## START Data for the task
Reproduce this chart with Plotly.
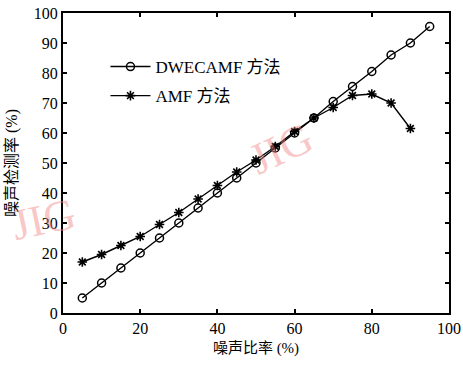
import plotly.graph_objects as go

# Data
x_dwe = [5, 10, 15, 20, 25, 30, 35, 40, 45, 50, 55, 60, 65, 70, 75, 80, 85, 90, 95]
y_dwe = [5, 10, 15, 20, 25, 30, 35, 40, 45, 50, 55, 60, 65, 70.5, 75.5, 80.5, 86, 90, 95.5]
x_amf = [5, 10, 15, 20, 25, 30, 35, 40, 45, 50, 55, 60, 65, 70, 75, 80, 85, 90]
y_amf = [17, 19.5, 22.5, 25.5, 29.5, 33.5, 38, 42.5, 47, 51, 55.5, 60.5, 65, 68.5, 72.5, 73, 70, 61.5]
x_ticks = [0, 20, 40, 60, 80, 100]
y_ticks = [0, 10, 20, 30, 40, 50, 60, 70, 80, 90, 100]

serif = "Liberation Serif, Noto Sans CJK SC, serif"

fig = go.Figure()
fig.add_trace(go.Scatter(
    x=x_dwe, y=y_dwe, mode="lines+markers", name="DWECAMF 方法", legendgroup="a",
    line=dict(color="black", width=1.4),
    marker=dict(symbol="circle-open", size=8, color="black", line=dict(width=1.5)),
))
fig.add_trace(go.Scatter(
    x=x_amf, y=y_amf, mode="lines+markers", name="AMF 方法", legendgroup="b",
    line=dict(color="black", width=1.4),
    marker=dict(symbol="asterisk-open", size=8, color="black", line=dict(width=1.6)),
))

axis_common = dict(
    showline=True, linecolor="black", linewidth=2, mirror="ticks",
    ticks="inside", ticklen=4, tickcolor="black", tickwidth=1.5,
    showgrid=False, zeroline=False, automargin=False,
    tickfont=dict(family=serif, size=16, color="black"),
)
fig.update_xaxes(range=[0, 100], tickvals=x_ticks,
                 title=dict(text="噪声比率 (%)", font=dict(family=serif, size=15, color="black"), standoff=6),
                 **axis_common)
fig.update_yaxes(range=[0, 100], tickvals=y_ticks,
                 title=dict(text="噪声检测率 (%)", font=dict(family=serif, size=16, color="black"), standoff=12),
                 **axis_common)

# watermark text
wm = dict(family=serif, size=44, color="rgba(240,130,130,0.45)")
fig.add_annotation(text="JIG", x=-0.05, y=0.31, xref="paper", yref="paper", showarrow=False,
                   xanchor="center", yanchor="middle", textangle=-12, font=wm)
fig.add_annotation(text="JIG", x=0.565, y=0.55, xref="paper", yref="paper", showarrow=False,
                   xanchor="center", yanchor="middle", textangle=-25, font=wm)

fig.update_layout(
    width=463, height=367,
    margin=dict(l=63, r=14, t=13, b=54),
    paper_bgcolor="white", plot_bgcolor="white",
    showlegend=True,
    legend=dict(x=0.11, y=0.88, xanchor="left", yanchor="top",
                bgcolor="rgba(0,0,0,0)", font=dict(family=serif, size=17, color="black"),
                itemwidth=40, tracegroupgap=4),
)

fig.write_html("out.html", config={"displayModeBar": False},
               post_script="document.body.style.margin='0';document.body.style.padding='0';")
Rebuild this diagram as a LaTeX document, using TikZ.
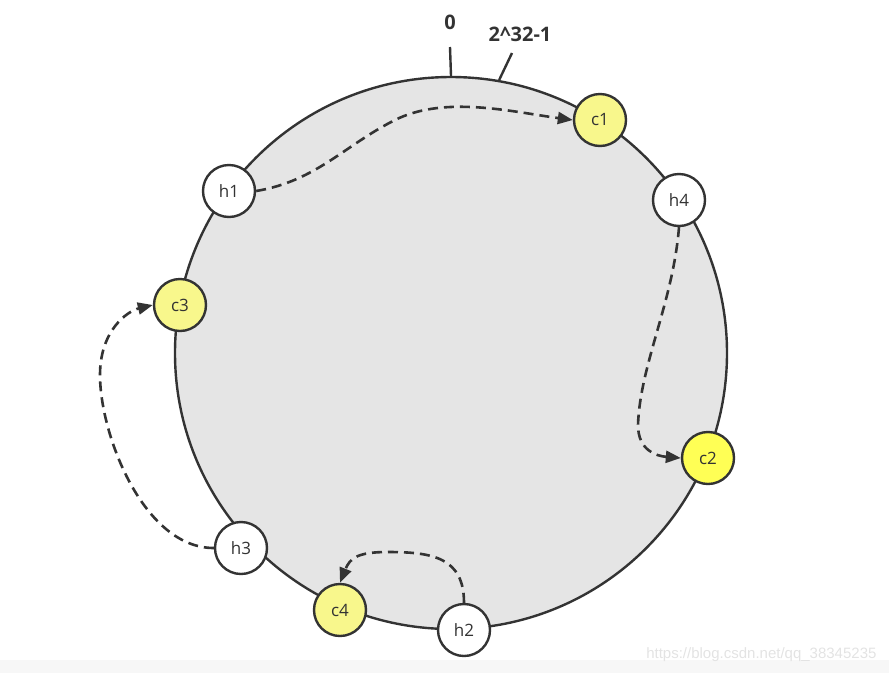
## END Data for the task
- _What is required_: Give all the lines above again, character for character, without pictures.

- _Solution to this task_:
Reproduce this chart with Plotly.
import plotly.graph_objects as go

# Data
x_dwe = [5, 10, 15, 20, 25, 30, 35, 40, 45, 50, 55, 60, 65, 70, 75, 80, 85, 90, 95]
y_dwe = [5, 10, 15, 20, 25, 30, 35, 40, 45, 50, 55, 60, 65, 70.5, 75.5, 80.5, 86, 90, 95.5]
x_amf = [5, 10, 15, 20, 25, 30, 35, 40, 45, 50, 55, 60, 65, 70, 75, 80, 85, 90]
y_amf = [17, 19.5, 22.5, 25.5, 29.5, 33.5, 38, 42.5, 47, 51, 55.5, 60.5, 65, 68.5, 72.5, 73, 70, 61.5]
x_ticks = [0, 20, 40, 60, 80, 100]
y_ticks = [0, 10, 20, 30, 40, 50, 60, 70, 80, 90, 100]

serif = "Liberation Serif, Noto Sans CJK SC, serif"

fig = go.Figure()
fig.add_trace(go.Scatter(
    x=x_dwe, y=y_dwe, mode="lines+markers", name="DWECAMF 方法", legendgroup="a",
    line=dict(color="black", width=1.4),
    marker=dict(symbol="circle-open", size=8, color="black", line=dict(width=1.5)),
))
fig.add_trace(go.Scatter(
    x=x_amf, y=y_amf, mode="lines+markers", name="AMF 方法", legendgroup="b",
    line=dict(color="black", width=1.4),
    marker=dict(symbol="asterisk-open", size=8, color="black", line=dict(width=1.6)),
))

axis_common = dict(
    showline=True, linecolor="black", linewidth=2, mirror="ticks",
    ticks="inside", ticklen=4, tickcolor="black", tickwidth=1.5,
    showgrid=False, zeroline=False, automargin=False,
    tickfont=dict(family=serif, size=16, color="black"),
)
fig.update_xaxes(range=[0, 100], tickvals=x_ticks,
                 title=dict(text="噪声比率 (%)", font=dict(family=serif, size=15, color="black"), standoff=6),
                 **axis_common)
fig.update_yaxes(range=[0, 100], tickvals=y_ticks,
                 title=dict(text="噪声检测率 (%)", font=dict(family=serif, size=16, color="black"), standoff=12),
                 **axis_common)

# watermark text
wm = dict(family=serif, size=44, color="rgba(240,130,130,0.45)")
fig.add_annotation(text="JIG", x=-0.05, y=0.31, xref="paper", yref="paper", showarrow=False,
                   xanchor="center", yanchor="middle", textangle=-12, font=wm)
fig.add_annotation(text="JIG", x=0.565, y=0.55, xref="paper", yref="paper", showarrow=False,
                   xanchor="center", yanchor="middle", textangle=-25, font=wm)

fig.update_layout(
    width=463, height=367,
    margin=dict(l=63, r=14, t=13, b=54),
    paper_bgcolor="white", plot_bgcolor="white",
    showlegend=True,
    legend=dict(x=0.11, y=0.88, xanchor="left", yanchor="top",
                bgcolor="rgba(0,0,0,0)", font=dict(family=serif, size=17, color="black"),
                itemwidth=40, tracegroupgap=4),
)

fig.write_html("out.html", config={"displayModeBar": False},
               post_script="document.body.style.margin='0';document.body.style.padding='0';")
Rebuild this diagram as a LaTeX document, using TikZ.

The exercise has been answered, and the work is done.